Das Heilige Mysterium geschieht also ohne Leiden, ohne Blut, ohne Tod, und deswegen heißt es unblutiges Opfer, auch wenn es ein Gedächtnis an den Leidenstod auf dem Golgatha ist. Das Opfer am Kreuz war ein Opfer für die Sünden der ganzen Welt, der gesamten Menschheit, vom ersten bis zum letzten Menschen. Durch dieses Opfer wurde die Wahrheit Gottes für die Sünden der Welt befriedigt. Das unblutige Opfer der Eucharistie dagegen berührt Gott nur für die Sünden derjenigen Menschen, für die es dargebracht wird. Es schenkt die Früchte des Kreuzopfers denjenigen, die bereit sind, es zu empfangen und anzunehmen.

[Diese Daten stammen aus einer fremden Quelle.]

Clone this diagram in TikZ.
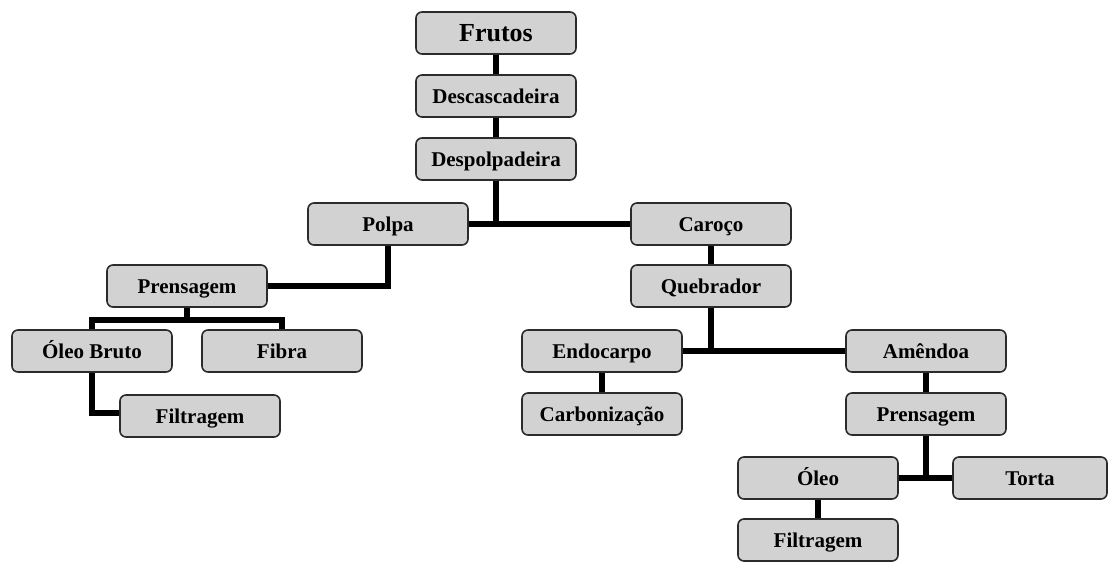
\documentclass[tikz,border=0pt]{standalone}
\usepackage{fontspec}
\setmainfont{Liberation Serif}
\definecolor{boxfill}{HTML}{D2D2D2}
\definecolor{boxline}{HTML}{2B2B2B}
\tikzset{
  box/.style={draw=boxline, line width=1.6pt, fill=boxfill, rounded corners=6pt,
    minimum width=160pt, minimum height=42pt, inner sep=0pt,
    text height=15pt, text depth=1pt,
    font=\fontsize{21}{23}\selectfont\bfseries},
  bigbox/.style={box, text height=18pt, text depth=1pt,
    font=\fontsize{26}{28}\selectfont\bfseries},
  link/.style={line width=6pt, black},
}
\begin{document}
\begin{tikzpicture}[x=1pt, y=-1pt]
\useasboundingbox (0,0) rectangle (1109,562);

% box centres
\coordinate (frutosC) at (496,33);
\coordinate (descC) at (496,96);
\coordinate (despC) at (496,159);
\coordinate (polpaC) at (388,224);
\coordinate (carocoC) at (711,224);
\coordinate (prensAC) at (187,286);
\coordinate (oleobC) at (92,351);
\coordinate (fibraC) at (282,351);
\coordinate (filtAC) at (200,416);
\coordinate (quebC) at (711,286);
\coordinate (endoC) at (602,351);
\coordinate (amendC) at (926,351);
\coordinate (carbC) at (602,414);
\coordinate (prensBC) at (926,414);
\coordinate (oleoC) at (818,478);
\coordinate (tortaC) at (1030,478);
\coordinate (filtBC) at (818,540);

% connectors (drawn first so boxes sit on top)
\draw[link] (frutosC) -- (descC) -- (despC) -- (despC |- polpaC);
\draw[link] (polpaC) -- (carocoC);
\draw[link] (polpaC) |- (prensAC);
\coordinate (splitA) at (187,320);
\draw[link] (prensAC) -- (splitA);
\draw[link] (oleobC) -- (oleobC |- splitA) -- (fibraC |- splitA) -- (fibraC);
\coordinate (bendA) at (92,413);
\draw[link] (oleobC) -- (bendA) -- (filtAC |- bendA);
\draw[link] (carocoC) -- (quebC) -- (quebC |- endoC);
\draw[link] (endoC) -- (amendC);
\draw[link] (endoC) -- (carbC);
\draw[link] (amendC) -- (prensBC) -- (prensBC |- oleoC);
\draw[link] (oleoC) -- (tortaC);
\draw[link] (oleoC) -- (filtBC);

% process boxes
\node[bigbox] (frutos) at (frutosC) {Frutos};
\node[box] (desc) at (descC) {Descascadeira};
\node[box] (desp) at (despC) {Despolpadeira};
\node[box] (polpa) at (polpaC) {Polpa};
\node[box] (caroco) at (carocoC) {Caroço};
\node[box] (prensA) at (prensAC) {Prensagem};
\node[box] (oleob) at (oleobC) {Óleo Bruto};
\node[box] (fibra) at (fibraC) {Fibra};
\node[box] (filtA) at (filtAC) {Filtragem};
\node[box] (queb) at (quebC) {Quebrador};
\node[box] (endo) at (endoC) {Endocarpo};
\node[box] (amend) at (amendC) {Amêndoa};
\node[box] (carb) at (carbC) {Carbonização};
\node[box] (prensB) at (prensBC) {Prensagem};
\node[box] (oleo) at (oleoC) {Óleo};
\node[box, minimum width=154pt] (torta) at (tortaC) {Torta};
\node[box] (filtB) at (filtBC) {Filtragem};
\end{tikzpicture}
\end{document}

Erst wenn wir begreifen, welcher unendlichen restlosen Liebe dadurch uns unser Herr teilhaftig macht, können wir Gott Dankbar sein. Das Beispiel dafür gibt uns Jesus Christus selbst, indem er, bevor er das Brot bricht und seinen Jüngern den Wein kredenzt, ein Dankgebet ausspricht (Lk 22, 19 – 20; 1. Kor 11, 23 – 24). Diesem Beispiel folgt auch der Liturg während der Heiligen Liturgie und spricht ein Dankgebet, in dem er sich für die Werke Gottes bedankt – nämlich für die Schöpfung des Menschen, für die Göttliche Fürsorge um die Schöpfung, für das Rettungswerk Jesu Christi. So lobpreist er den Vater, den Sohn und den Heiligen Geist. Neben diesem Dankgebet sprechen die Geistlichen auch ein Gebet, in dem sie das Erbarmen Gottes sowohl für die Gestorbenen wie auch für die Lebenden erbitten.
Lassen wir also zu, dass der Siegel des Sieges und des Friedens durch das Kreuzzeichen und den Empfang der Hl. Kommunion auf uns wirkt. Denn in der Gestalt von Brot und Wein gab uns Jesus Christus seinen Leib und sein Blut und befahl, dieses Mysterium zu seinem Gedächtnis zu feiern. Das tut die von Jesus Christus geleitete Kirche von der apostolischen Zeit und bis in Ewigkeit während der Heiligen Liturgie.
Verfehlen Sie also nicht den Weg zur Kirche, zum gemeinsamen Gebet in der Gemeinschaft der Gläubigen, denn nur hier finden sie das lebendigmachende Zeichen des Heiligen Kreuzes, hier finden Sie den, durch dem dieses Zeichen geheiligt wurde, und nur hier finden sie die Möglichkeit sich mit ihm, dem Herrn Jesus Christus, und mit seiner Kirche zu vereinen und zu Erben des ewigen Lebens zu werden.
Kommet also, ihr Gläubige, preiset den Herrn, preiset die Waffe des Sieges gegen den Feind und betet den Vater, den Sohn und den Heiligen Geist in Ewigkeit an. Amen.